Kentish Express
- Type: Weekly newspaper
- Format: Tabloid
- Owner(s): KM Group
- Publisher: KM Group
- Editor: Robert Barman
- Founded: 1855
- Language: English
- Headquarters: Ashford, Kent
- Circulation: 3,209 (as of 2022)

= Kentish Express =

The Kentish Express is a weekly newspaper serving southern Kent. It is published in four editions - Ashford, Folkestone, Hythe and Romney Marsh, and Tenterden. The title is owned by the KM Group and published on Thursdays.

==History==
The Kentish Express was founded in 1855 as the Ashford and Alfred News by Henry Igglesden. The first edition was published on 14 July 1855. The paper was Kent's first penny paper after the abolition of stamp duty on newspapers in 1854. Three years later, the paper was renamed the Kentish Express & Ashford News.

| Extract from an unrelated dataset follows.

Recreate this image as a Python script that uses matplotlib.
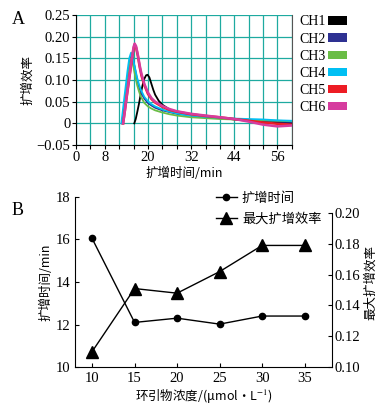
import matplotlib
matplotlib.use('Agg')
import matplotlib.pyplot as plt
from matplotlib.patches import Patch

plt.rcParams['font.family'] = ['Liberation Serif', 'Noto Sans CJK SC']
plt.rcParams['mathtext.fontset'] = 'stix'
cjk = ['Noto Sans CJK SC', 'Liberation Serif']

# panel A: amplification curves
names = ['CH1', 'CH2', 'CH3', 'CH4', 'CH5', 'CH6']
colors = ['#000000', '#2e3192', '#6abd45', '#00bff3', '#ed1c24', '#d63c9e']

t1 = [16.2, 16.6, 17, 17.5, 18, 18.5, 19, 19.5, 19.9, 20.4, 21, 21.5, 22, 23, 24, 26, 28, 30, 32, 36, 40, 44, 48, 52, 56, 60]
v1 = [0, 0.01, 0.025, 0.045, 0.068, 0.088, 0.103, 0.111, 0.112, 0.106, 0.09, 0.077, 0.066, 0.052, 0.043, 0.032,
      0.026, 0.022, 0.019, 0.015, 0.012, 0.009, 0.007, 0.004, 0.002, 0.001]
t2 = [12.8, 13.5, 14, 14.5, 15, 15.4, 15.8, 16.3, 17, 17.5, 18, 19, 20, 21, 22, 24, 26, 28, 30, 32, 36, 40, 44, 48, 52, 56, 60]
v2 = [0, 0.045, 0.08, 0.115, 0.145, 0.157, 0.15, 0.13, 0.1, 0.085, 0.072, 0.057, 0.047, 0.041, 0.036, 0.03,
      0.026, 0.022, 0.02, 0.018, 0.015, 0.012, 0.01, 0.008, 0.006, 0.004, 0.003]
t3 = [12.8, 13.5, 14, 14.5, 15, 15.3, 15.7, 16.2, 17, 17.5, 18, 19, 20, 21, 22, 24, 26, 28, 30, 32, 36, 40, 44, 48, 52, 56, 60]
v3 = [0, 0.042, 0.075, 0.11, 0.14, 0.15, 0.142, 0.12, 0.088, 0.074, 0.062, 0.047, 0.039, 0.034, 0.03, 0.025,
      0.021, 0.018, 0.016, 0.014, 0.012, 0.01, 0.009, 0.008, 0.007, 0.006, 0.005]
t4 = [12.6, 13.3, 13.8, 14.3, 14.8, 15.3, 15.7, 16.2, 17, 17.5, 18, 19, 20, 21, 22, 24, 26, 28, 30, 32, 36, 40, 44, 48, 52, 56, 60]
v4 = [0, 0.05, 0.085, 0.12, 0.15, 0.163, 0.155, 0.135, 0.105, 0.09, 0.078, 0.061, 0.051, 0.044, 0.039, 0.032,
      0.027, 0.023, 0.02, 0.018, 0.015, 0.013, 0.011, 0.01, 0.009, 0.007, 0.006]
t5 = [13.1, 13.6, 14, 14.5, 15, 15.5, 16, 16.3, 16.7, 17.2, 17.7, 18.2, 19, 20, 21, 22, 24, 26, 28, 30, 32, 36, 40, 44, 48, 52, 56, 60]
v5 = [0, 0.03, 0.055, 0.085, 0.115, 0.145, 0.172, 0.182, 0.175, 0.155, 0.13, 0.11, 0.088, 0.068, 0.056, 0.048,
      0.038, 0.031, 0.027, 0.024, 0.021, 0.017, 0.014, 0.01, 0.006, 0.002, -0.001, -0.003]
t6 = t5
v6 = [0, 0.03, 0.057, 0.088, 0.118, 0.148, 0.176, 0.184, 0.178, 0.158, 0.134, 0.114, 0.091, 0.071, 0.058, 0.05,
      0.04, 0.033, 0.028, 0.025, 0.022, 0.018, 0.014, 0.01, 0.004, -0.003, -0.007, -0.005]

xtick_labels_a = {0: '0', 8: '8', 20: '20', 32: '32', 44: '44', 56: '56'}
yticks_a = [-0.05, 0, 0.05, 0.10, 0.15, 0.20, 0.25]
ytick_labels_a = ['\u22120.05', '0', '0.05', '0.10', '0.15', '0.20', '0.25']

# panel B: primer concentration
conc = [10, 15, 20, 25, 30, 35]
amp_time = [16.05, 12.1, 12.3, 12.02, 12.4, 12.4]
max_eff = [0.110, 0.151, 0.148, 0.162, 0.179, 0.179]

fig = plt.figure(figsize=(3.81, 4.12), dpi=100)

ax = fig.add_axes([0.1995, 0.648, 0.5665, 0.3156])
series = [(t1, v1), (t2, v2), (t3, v3), (t4, v4), (t5, v5), (t6, v6)]
for i, (t, v) in enumerate(series):
    lw = 1.8 if i >= 4 else 1.3
    ax.plot(t, v, color=colors[i], lw=lw, zorder=3)
ax.set_xlim(0, 60)
ax.set_ylim(-0.05, 0.25)
ax.set_xticks(range(0, 61, 4))
ax.set_xticklabels([xtick_labels_a.get(x, '') for x in range(0, 61, 4)])
ax.set_yticks(yticks_a)
ax.set_yticklabels(ytick_labels_a)
ax.grid(True, color='#1eaaa0', lw=0.9)
ax.tick_params(labelsize=10.5, length=3, width=0.8, pad=1)
ax.spines['right'].set_color('#555555')
ax.spines['top'].set_visible(False)
ax.set_xlabel('扩增时间/min', family=cjk, fontsize=9, labelpad=2)
ax.set_ylabel('扩增效率', family=cjk, fontsize=9, labelpad=2)
handles = [Patch(facecolor=c, edgecolor='none') for c in colors]
ax.legend(handles, names, loc='upper left', bbox_to_anchor=(1.01, 1.04), frameon=False,
          markerfirst=False, fontsize=10, handlelength=1.4, handleheight=0.55,
          handletextpad=0.15, labelspacing=0.3, borderaxespad=0)
fig.text(0.03, 0.953, 'A', fontsize=13, va='center')

bx = fig.add_axes([0.197, 0.109, 0.674, 0.413])
l1, = bx.plot(conc, amp_time, color='black', lw=1, marker='o', ms=4.5)
bx.set_xlim(8, 38.2)
bx.set_ylim(10, 18)
bx.set_xticks(conc)
bx.set_yticks([10, 12, 14, 16, 18])
bx.spines['top'].set_visible(False)
bx.spines['right'].set_visible(False)
bx.tick_params(direction='in', labelsize=10.5, length=3, width=0.8)
bx.set_xlabel('环引物浓度/(μmol·L$^{-1}$)', family=cjk, fontsize=9, labelpad=2)
bx.set_ylabel('扩增时间/min', family=cjk, fontsize=9, labelpad=2)

bx2 = bx.twinx()
l2, = bx2.plot(conc, max_eff, color='black', lw=1, marker='^', ms=8)
bx2.set_ylim(0.10, 0.10 + 0.1 * 170.6 / 154.4)
bx2.set_yticks([0.10, 0.12, 0.14, 0.16, 0.18, 0.20])
bx2.spines['top'].set_visible(False)
bx2.spines['left'].set_visible(False)
bx2.spines['bottom'].set_visible(False)
bx2.spines['right'].set_bounds(0.10, 0.20)
bx2.tick_params(direction='in', labelsize=10.5, length=3, width=0.8, pad=2)
bx2.set_ylabel('最大扩增效率', family=cjk, fontsize=9, rotation=90, labelpad=3)

leg = bx.legend([l1, l2], ['扩增时间', '最大扩增效率'], loc='upper right', bbox_to_anchor=(0.98, 1.06),
                frameon=False, prop={'family': cjk, 'size': 9.5}, handlelength=1.6,
                handletextpad=0.4, labelspacing=0.55, borderaxespad=0)
fig.text(0.03, 0.49, 'B', fontsize=13, va='center')

fig.savefig('out.png', dpi=100)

Henry's son Charles Igglesden (1861-1949) took over as editor at 23 years of age, after attending the Paris Conservatoire and a period as a reporter. He remained in post for a further 64 years and was knighted in 1928.

Charles Igglesden represented Kent at lawn tennis; Ashford at rugby and cricket; beat Sir Arthur Conan Doyle at billiards, and was a lifelong friend of W G Grace.

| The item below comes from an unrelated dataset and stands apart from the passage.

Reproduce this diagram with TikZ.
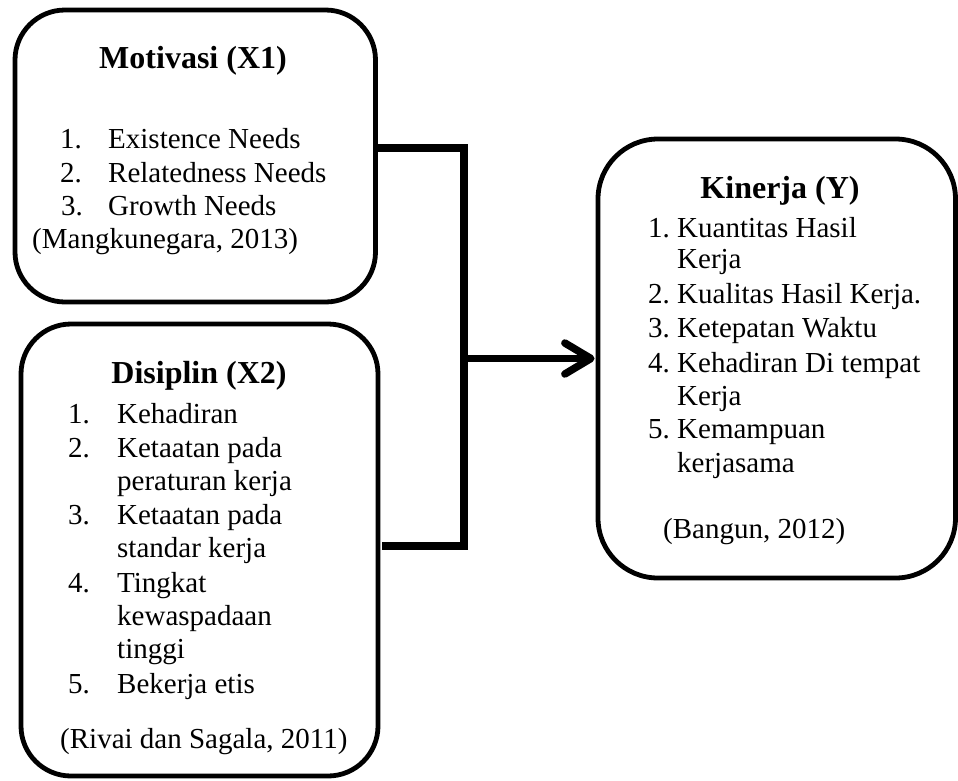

His “A Saunter through Kent with Pen and Pencil” newspaper articles, describing 242 Kent villages, were republished as 34 books.

In January 1916, Igglesden was one of the first journalists invited to report from the World War I trenches by Lord Kitchener.

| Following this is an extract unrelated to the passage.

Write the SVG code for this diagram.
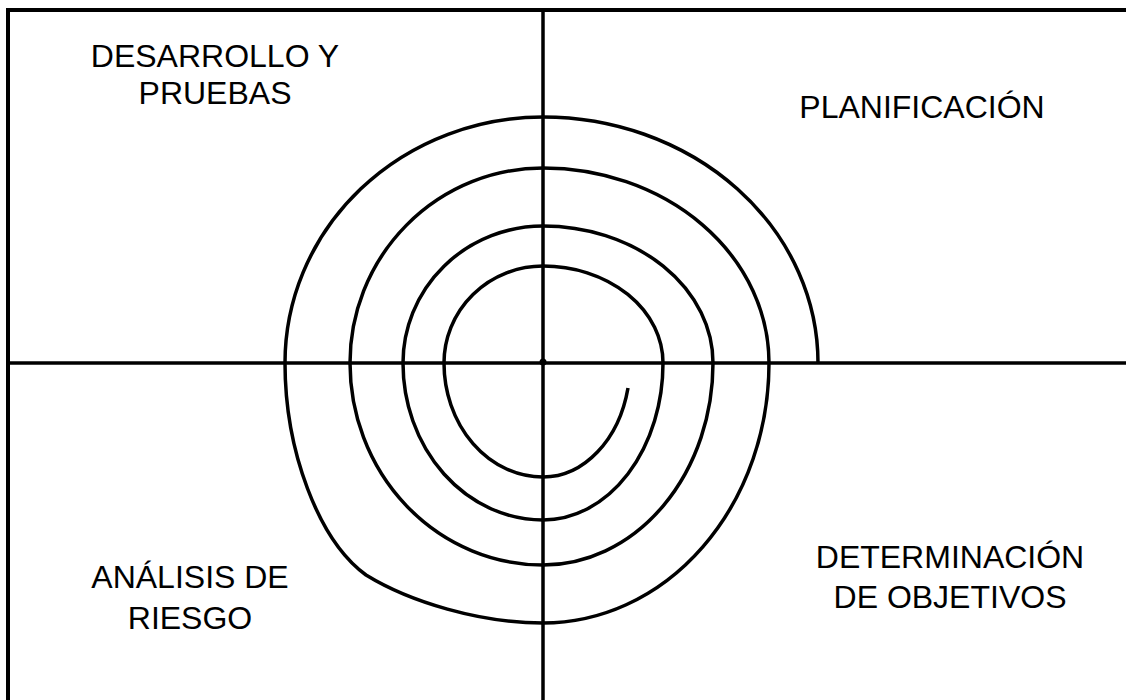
<svg xmlns="http://www.w3.org/2000/svg" width="1126" height="700" viewBox="0 0 1126 700">
<style>
.ln{fill:none;stroke:#000;stroke-width:3.5;stroke-linecap:butt;stroke-linejoin:round}
.fr{fill:none;stroke:#000;stroke-width:4}
.lb{font-family:"Liberation Sans",Arial,sans-serif;font-size:32px;fill:#000;text-anchor:middle}
</style>
<rect width="1126" height="700" fill="#fff"/>
<g id="frame">
<rect class="fr" x="8" y="10" width="1140" height="720"/>
</g>
<g id="connectors">
<line class="ln" x1="8" y1="363" x2="1126" y2="363"/>
<line class="ln" x1="543" y1="10" x2="543" y2="700"/>
<circle cx="543" cy="362" r="3.5" fill="#000"/>
<path class="ln" d="M628 388 A87 114 0 0 1 543 477 A99 114 0 0 1 444 363 A99 97 0 0 1 543 266 A120 97 0 0 1 663 363 A120 157 0 0 1 543 520 A140 157 0 0 1 403 363 A140 137 0 0 1 543 226 A170 137 0 0 1 713 363 A170 202 0 0 1 543 565 A193 202 0 0 1 350 363 A193 195 0 0 1 543 168 A226 195 0 0 1 769 363 A226 260 0 0 1 543 623 C480 623 410 602 366 575 C318 540 285 450 285 363 A258 246 0 0 1 543 117 A275 246 0 0 1 818 363"/>
</g>
<g id="desarrollo">
<text class="lb" x="215" y="67">DESARROLLO Y</text>
<text class="lb" x="215" y="104">PRUEBAS</text>
</g>
<g id="planificacion">
<text class="lb" x="922" y="118">PLANIFICACIÓN</text>
</g>
<g id="analisis">
<text class="lb" x="190" y="588">ANÁLISIS DE</text>
<text class="lb" x="190" y="629">RIESGO</text>
</g>
<g id="determinacion">
<text class="lb" x="950" y="568">DETERMINACIÓN</text>
<text class="lb" x="950" y="608">DE OBJETIVOS</text>
</g>
</svg>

The KM Group bought the Express in 1971. It also purchased the Folkestone Express, which was renamed the Kentish Express (Folkestone) in 2008.

Along with the rest of the KM-owned papers, the Express was given a design overhaul in May 2005.

==Offices==
All four editions of the Kentish Express are based at the KM Group's Ashford offices. The Folkestone and Hythe editions were based at the Folkestone offices until April 2009, when the offices were closed.

==Circulation==
The combined circulation of the four papers in the first half of 2009 was 18,664, a drop of 12.4% against the same period in 2008.